• Shelley Sackier

Belly up to the Bar - Part 2: The Nose Knows



I’ve heard one man say that nosing a whiskey is like chasing a woman. The expectation is usually far more fun than the reality. Of course, this was a burly but crusty old master distiller who always displayed the pallor of unremitting constipation.


Conversely, we here at Reservoir find discovering the aromas in our Glencairn glasses to be equally as appealing as the actual taste. It’s like unwrapping a present. The bows, paper, and colors wholly add to the finished product.


Moving forward from part one of our whiskey tasting series, find yourself a tulip shaped glass. And because not everyone cleans their glassware with equal care, rinse the glass in warm water, running your CLEAN fingers around the rim and inside, ensuring you’re ridding the glass of residual contaminants that might affect the aromas and tastes. Lavender liquid detergent and whiskey do not mix.


Pour a measure of the spirit into the glass, and if you’re feeling as frolicsome and portentous as Master Blender of Scotch “The Nose” Richard Paterson, then violently throw that dram out of the glass and onto the floor. It’s flashy, suggests you’re either out of your mind or a serious professional, and according to Paterson, rids the glass of impurities.

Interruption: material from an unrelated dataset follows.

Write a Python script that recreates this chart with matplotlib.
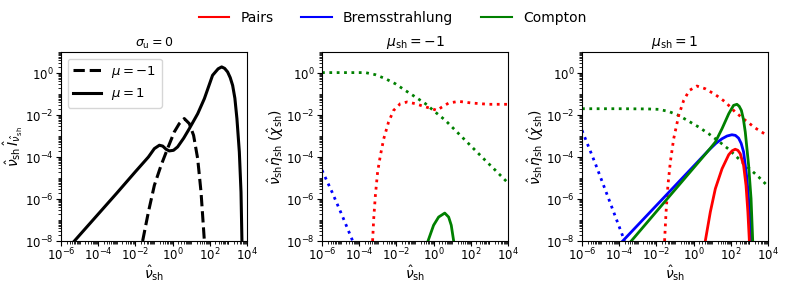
import numpy as np
import matplotlib
matplotlib.use("Agg")
import matplotlib.pyplot as plt
from matplotlib.ticker import LogLocator, NullFormatter
from matplotlib.lines import Line2D

# values are log10
# panel 1: sigma_u = 0
p1_mup_x = [-5.28, -4.0, -3.0, -2.0, -1.3, -0.98, -0.71, -0.53, -0.35, -0.18, 0.05, 0.27, 0.6, 0.9, 1.35,
            1.71, 2.15, 2.45, 2.64, 2.8, 2.96, 3.1, 3.23, 3.35, 3.46, 3.59, 3.68, 3.73]
p1_mup_y = [-8.0, -6.72, -5.72, -4.7, -4.0, -3.6, -3.44, -3.48, -3.63, -3.71, -3.68, -3.52, -3.1, -2.65, -1.94,
            -1.22, -0.11, 0.2, 0.29, 0.22, 0.05, -0.22, -0.59, -1.2, -2.17, -3.76, -5.67, -8.0]
p1_mum_x = [-1.61, -1.3, -0.98, -0.62, -0.27, 0.09, 0.36, 0.63, 0.9, 1.13, 1.35, 1.53, 1.71]
p1_mum_y = [-8.0, -6.62, -5.35, -4.4, -3.6, -2.81, -2.41, -2.17, -2.41, -2.97, -4.08, -5.67, -8.0]

# panel 2: mu_sh = -1
p2_comp_chi_x = [-6.0, -5.0, -4.0, -3.67, -3.13, -2.59, -2.06, -1.52, -0.98, -0.44, 0.09, 0.63, 1.17, 1.71,
                 2.24, 2.78, 3.32, 3.95, 4.0]
p2_comp_chi_y = [0.02, 0.02, 0.02, 0.02, -0.08, -0.27, -0.51, -0.83, -1.14, -1.46, -1.86, -2.25, -2.73, -3.21,
                 -3.68, -4.16, -4.63, -5.19, -5.23]
p2_pair_chi_x = [-3.28, -3.22, -3.13, -3.01, -2.86, -2.68, -2.42, -2.15, -1.79, -1.43, -0.98, -0.53, -0.09,
                 0.18, 0.45, 0.81, 1.35, 2.06, 2.96, 4.0]
p2_pair_chi_y = [-8.0, -6.94, -5.83, -4.71, -3.92, -3.13, -2.33, -1.78, -1.46, -1.38, -1.46, -1.59, -1.7,
                 -1.78, -1.62, -1.43, -1.35, -1.43, -1.49, -1.49]
p2_brem_chi_x = [-6.0, -5.46, -4.92, -4.35]
p2_brem_chi_y = [-4.63, -5.67, -6.78, -8.0]
p2_comp_eta_x = [-0.3, 0.0, 0.27, 0.6, 0.81, 0.95, 1.08]
p2_comp_eta_y = [-8.0, -7.25, -6.86, -6.67, -6.86, -7.25, -8.0]

# panel 3: mu_sh = 1
p3_comp_chi_x = [-6.0, -4.0, -2.5, -1.88, -1.34, -0.8, -0.27, 0.27, 0.81, 1.35, 1.89, 2.42, 2.96, 3.5, 3.95, 4.0]
p3_comp_chi_y = [-1.7, -1.7, -1.71, -1.73, -1.83, -2.02, -2.29, -2.57, -2.89, -3.25, -3.63, -4.08, -4.52,
                 -4.95, -5.35, -5.39]
p3_pair_chi_x = [-1.56, -1.48, -1.38, -1.25, -1.07, -0.8, -0.53, -0.23, 0.18, 0.63, 1.17, 1.71, 2.24, 2.78,
                 3.32, 3.95, 4.0]
p3_pair_chi_y = [-8.0, -6.62, -5.35, -4.24, -3.13, -2.02, -1.3, -0.83, -0.62, -0.75, -1.03, -1.38, -1.86,
                 -2.25, -2.62, -2.97, -3.0]
p3_brem_chi_x = [-6.0, -5.28, -4.57, -3.71]
p3_brem_chi_y = [-2.73, -4.32, -5.98, -8.0]
p3_brem_eta_x = [-3.81, 0.81, 1.2, 1.53, 1.8, 2.06, 2.25, 2.42, 2.56, 2.69, 2.87, 3.0, 3.09]
p3_brem_eta_y = [-8.0, -3.68, -3.35, -3.13, -3.0, -2.94, -2.97, -3.1, -3.35, -3.76, -5.03, -6.46, -8.0]
p3_comp_eta_x = [-3.35, 0.81, 1.17, 1.53, 1.89, 2.15, 2.33, 2.45, 2.57, 2.68, 2.78, 2.96, 3.09, 3.18]
p3_comp_eta_y = [-8.0, -3.68, -3.29, -2.65, -1.94, -1.54, -1.49, -1.58, -1.78, -2.2, -2.81, -4.4, -5.98, -8.0]
p3_pair_eta_x = [0.63, 0.9, 1.17, 1.53, 1.89, 2.08, 2.24, 2.38, 2.51, 2.69, 2.82, 2.92, 3.0]
p3_pair_eta_y = [-8.0, -6.62, -5.51, -4.56, -3.89, -3.7, -3.63, -3.68, -3.84, -4.4, -5.35, -6.62, -8.0]


def pw(a):
    return 10.0 ** np.array(a)


fig = plt.figure(figsize=(7.85, 2.83), dpi=100)
w, h, b = 0.2369, 0.6678, 0.1484
ax1 = fig.add_axes([0.0777, b, w, h])
ax2 = fig.add_axes([0.4102, b, w, h])
ax3 = fig.add_axes([0.7414, b, w, h])

ax1.plot(pw(p1_mum_x), pw(p1_mum_y), "k--", lw=2.2, label=r"$\mu=-1$")
ax1.plot(pw(p1_mup_x), pw(p1_mup_y), "k-", lw=2.2, label=r"$\mu=1$")
ax1.legend(loc="upper left", fontsize=9.5, handlelength=2.1)
ax1.set_title(r"$\sigma_{\rm u}=0$", fontsize=9, pad=4)
ax1.set_ylabel(r"$\hat{\nu}_{\rm sh}\,\hat{I}_{\hat{\nu}_{\rm sh}}$", fontsize=10, labelpad=0)

dot = dict(ls=":", lw=2)
ax2.plot(pw(p2_comp_chi_x), pw(p2_comp_chi_y), color="green", **dot)
ax2.plot(pw(p2_pair_chi_x), pw(p2_pair_chi_y), color="red", **dot)
ax2.plot(pw(p2_brem_chi_x), pw(p2_brem_chi_y), color="blue", **dot)
ax2.plot(pw(p2_comp_eta_x), pw(p2_comp_eta_y), color="green", lw=2)
ax2.set_title(r"$\mu_{\rm sh}=-1$", fontsize=10, pad=4)

ax3.plot(pw(p3_comp_chi_x), pw(p3_comp_chi_y), color="green", **dot)
ax3.plot(pw(p3_pair_chi_x), pw(p3_pair_chi_y), color="red", **dot)
ax3.plot(pw(p3_brem_chi_x), pw(p3_brem_chi_y), color="blue", **dot)
ax3.plot(pw(p3_brem_eta_x), pw(p3_brem_eta_y), color="blue", lw=2)
ax3.plot(pw(p3_comp_eta_x), pw(p3_comp_eta_y), color="green", lw=2)
ax3.plot(pw(p3_pair_eta_x), pw(p3_pair_eta_y), color="red", lw=2)
ax3.set_title(r"$\mu_{\rm sh}=1$", fontsize=10, pad=4)

for ax in (ax2, ax3):
    ax.set_ylabel(r"$\hat{\nu}_{\rm sh}\hat{\eta}_{\rm sh}\ (\hat{\chi}_{\rm sh})$", fontsize=10, labelpad=0)

for ax in (ax1, ax2, ax3):
    ax.set_xscale("log")
    ax.set_yscale("log")
    ax.set_xlim(1e-6, 1e4)
    ax.set_ylim(1e-8, 1e1)
    ax.set_xticks([1e-6, 1e-4, 1e-2, 1e0, 1e2, 1e4])
    ax.set_yticks([1e-8, 1e-6, 1e-4, 1e-2, 1e0])
    ax.xaxis.set_minor_locator(LogLocator(base=10, subs=np.arange(1, 10), numticks=100))
    ax.yaxis.set_minor_locator(LogLocator(base=10, subs=np.arange(1, 10), numticks=100))
    ax.xaxis.set_minor_formatter(NullFormatter())
    ax.yaxis.set_minor_formatter(NullFormatter())
    ax.tick_params(labelsize=8.5)
    ax.tick_params(axis="x", which="major", pad=0.5)
    ax.tick_params(axis="y", which="major", pad=2)
    ax.set_xlabel(r"$\hat{\nu}_{\rm sh}$", fontsize=10, labelpad=0)

handles = [Line2D([], [], color=c, lw=1.5) for c in ("red", "blue", "green")]
fig.legend(handles, ["Pairs", "Bremsstrahlung", "Compton"], loc="center", ncol=3,
           bbox_to_anchor=(0.5, 0.937), frameon=False, fontsize=10, handlelength=2.2,
           columnspacing=2.0)

fig.savefig("out.png", dpi=100)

There is a difference of opinion regarding the next step. Some say swirl the liquid, others insist you keep it flat.


Those that swirl believe the whiskey needs to aerate: to help the alcohol leave the glass—and it’s the alcohol that will carry the aromas to your nose, so this is important.


Those who maintain the method of keeping it flat feel that whiskey, being 40% + alcohol needs no help evaporating, and by swirling, you’re pushing all of the aromas out of the glass at once, making it more difficult to identify the individual nuances.


Further research on the subject finds consensus that the alcohol leaves the liquid in layers, and each layer reveals something different. Give each method a try and see what works best for you.


This next step helps me distinguish scents that exist in the glass that I might not get otherwise:

Dip a finger into the liquid and rub the whiskey onto the back of your hand. Wave your hand in the air to allow the alcohol to evaporate. Now sniff that patch. The aromas are much clearer. If you detect leafy, grassy or malty notes, the whiskey is probably fairly young. Darker scents, like chocolate and spices may signify something more mature.


Now again, we find differing advice for where to place your nose to obtain a profound experience. Some distillers pass over the glass quickly, others try to insert their entire face.


I find three deep sniffs in rapid succession has been a good rule. The first sniff, your nose prickles with the recognition of alcohol. The second sniff usually identifies the sweet, and the third, fruit. It’s on the back of the third that I find other aromas: the smoke, brine, molasses. It can be entirely different for you.


The challenge now is to identify those aroma components more specifically—if you wish to train your nose.


Sweet, is a broad term, but you can train to recognize particular forms of sweet with practice. Sweet like chocolate? With dark notes coming through? Sweet like honey? Like vanilla? Like flowers? What kind of flowers?


The same is true for other aromas. It doesn’t just have to be smoke. It could be smoke from tobacco, or toast, or tarry-like. Dive into the next layer and pause to ponder. It’s typically difficult to articulate what you smell but cannot see.


Oftentimes distilleries will provide a general framework on the back of the bottle or box for what the distillers have identified. Here at Reservoir, we go to great lengths on our website to provide you extensive details on what you may be discovering.


If you’re really interested in pursuing the training of your nose further, you can buy a whisky nosing kit. They’re marvelously helpful and great fun if you’ve got a small gathering of friends who want to enjoy the game of organoleptic analysis—or, in laymen's terms, identifying what scents are in each small vial.


Most people have no idea how much their noses contribute to the enjoyment of food and drink. The nasal olfactory system should be applauded and held in high esteem for all that it provides.


We’re not saying you should make a sketch of your appendage to tape on the fridge, but don’t turn up your nose at recognizing its contribution. Every whiskey connoisseur nose it’s important!